The Castle of Pedraja, the Castle of Liencres or Castle of Hercules was a castle-type fortification located on La Picota mountain (also called, at the time, Castle Mountain), overlooking the town of Liencres (Cantabria). It was probably founded by Garcilaso I de la Vega at the end of the 13th century or beginning of the 14th century, as part of the defense of the lordship of La Vega, owned by the House de La Vega. The first clear document that proves its existence is from 1403, when it became the administrative and judicial center of the Vega family, although there is another from 1338 that seems to refer to it. It is considered the largest fortification in the eastern part of the Asturias de Santillana. The castle disappeared at some point in the 19th century. The last known record of it is the citation of Father Sota in 1861, who, upon seeing the ruins, considered that it had been burned and abandoned, probably during the lawsuits that took place in Cantabria during the Modern Age. In reality, it must have been a fairly fortified tower, incorrectly called a castle, like other medieval defensive structures in Cantabria.
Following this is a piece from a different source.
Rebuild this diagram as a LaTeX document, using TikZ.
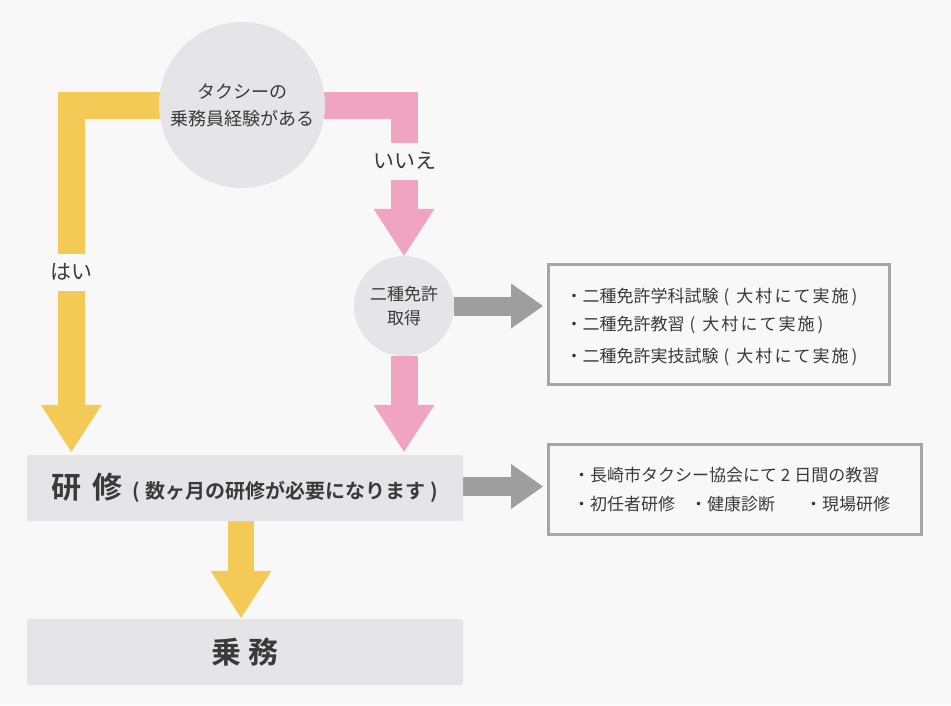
\documentclass[tikz,border=0pt]{standalone}
\usepackage{fontspec}
\setmainfont{Noto Sans CJK JP}[BoldFont={Noto Sans CJK JP Bold}]
\newfontfamily\widejp{Noto Sans CJK JP}[LetterSpace=12]
\usetikzlibrary{arrows.meta, backgrounds}

\definecolor{bgcol}{HTML}{F8F8F8}
\definecolor{yescol}{HTML}{F4CA56}
\definecolor{nocol}{HTML}{F0A4BF}
\definecolor{arrowgray}{HTML}{9E9E9E}
\definecolor{boxfill}{HTML}{E5E5E7}
\definecolor{framegray}{HTML}{A6A6A6}
\definecolor{txt}{HTML}{3A3A3A}

% 括号内的“大村にて実施”
\newcommand{\omura}{\hspace{5pt}(\hspace{7pt}{\widejp 大村にて実施}\hspace{3pt})}

\begin{document}
\begin{tikzpicture}[x=1pt, y=-1pt, text=txt,
  bubble/.style={circle, fill=boxfill, inner sep=0pt, align=center},
  graybox/.style={rectangle, fill=boxfill, rounded corners=2pt, inner sep=0pt,
    minimum width=436pt, minimum height=66pt},
  listbox/.style={rectangle, draw=framegray, line width=3pt, fill=bgcol,
    minimum width=341pt, minimum height=120pt},
  listtext/.style={anchor=west, inner sep=0pt, font=\fontsize{17}{17}\selectfont},
  yesarrow/.style={draw=yescol, line width=27pt,
    -{Triangle[length=47pt, width=61pt, line width=0pt]}},
  noarrow/.style={draw=nocol, line width=27pt,
    -{Triangle[length=47pt, width=61pt, line width=0pt]}},
  grayarrow/.style={draw=arrowgray, line width=19pt,
    -{Triangle[length=32pt, width=45pt, line width=0pt]}},
  cut/.style={fill=bgcol, inner xsep=3pt, inner ysep=0pt, minimum height=37pt,
    font=\fontsize{21}{21}\selectfont}]
  \useasboundingbox (0,0) rectangle (951,705);

  % 判断圆
  \node[bubble, minimum size=166pt, font=\fontsize{18}{27}\selectfont] (q) at (242,105)
    {タクシーの\\乗務員経験がある};
  \node[bubble, minimum size=100pt, font=\fontsize{17}{24}\selectfont] (menkyo) at (404,306)
    {二種免許\\取得};

  % 灰色长条
  \node[graybox] (kenshu) at (245,488)
    {{\fontsize{30}{30}\selectfont\bfseries 研\hspace{11pt}修}\hspace{10pt}%
     {\fontsize{20}{20}\selectfont\bfseries (\hspace{6pt}数ヶ月の研修が必要になります\hspace{5pt})}};
  \node[graybox] (jomu) at (245,652)
    {\fontsize{30}{30}\selectfont\bfseries 乗\hspace{7pt}務};

  % 右侧说明框
  \node[listbox] (list1) at (719,324.5) {};
  \node[listtext] (l1a) at (565.5,297) {・二種免許学科試験\omura};
  \node[listtext] (l1b) at (565.5,325) {・二種免許教習\omura};
  \node[listtext] (l1c) at (565.5,357) {・二種免許実技試験\omura};
  \node[listbox, minimum width=373pt, minimum height=90pt] (list2) at (735,489.5) {};
  \node[listtext] (l2a) at (573,475) {・長崎市タクシー協会にて 2 日間の教習};
  \node[listtext] (l2b) at (573,504)
    {・初任者研修\hspace{15pt}・健康診断\hspace{30pt}・現場研修};

  % 箭头放在底层
  \begin{scope}[on background layer]
    \fill[bgcol] (0,0) rectangle (951,705);
    \draw[yesarrow, shorten >=3pt] (q.center) -| ([xshift=44.5pt]kenshu.north west);
    \draw[noarrow] (q.center) -| (menkyo.north);
    \draw[noarrow, shorten >=3pt] (menkyo) -- (menkyo |- kenshu.north);
    \draw[grayarrow, shorten >=4pt] (menkyo) -- (menkyo -| list1.west);
    \draw[grayarrow, shorten >=4pt] ([yshift=1.5pt]kenshu.east) -- ([yshift=1.5pt]kenshu.east -| list2.west);
    \draw[yesarrow, line width=26pt, shorten >=1pt]
      ([xshift=-4pt]kenshu.south) -- ([xshift=-4pt]kenshu.south |- jomu.north);
  \end{scope}

  % 分支标签
  \node[cut] (yes) at (71.5,272) {はい};
  \node[cut] (no) at (404.5,161) {いいえ};
\end{tikzpicture}
\end{document}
Its architecture, according to archaeological remains, was a transition between Romanesque and Gothic. It had a moat 5 m wide and 2 m high, which protected a more or less square enclosure of 36 meters on each side, whose entrance was protected by a rectangular tower. Today the ruins of the tower and the remains of a fence and the moat are preserved. For this reason, it has been protected as an archaeological site since 2004.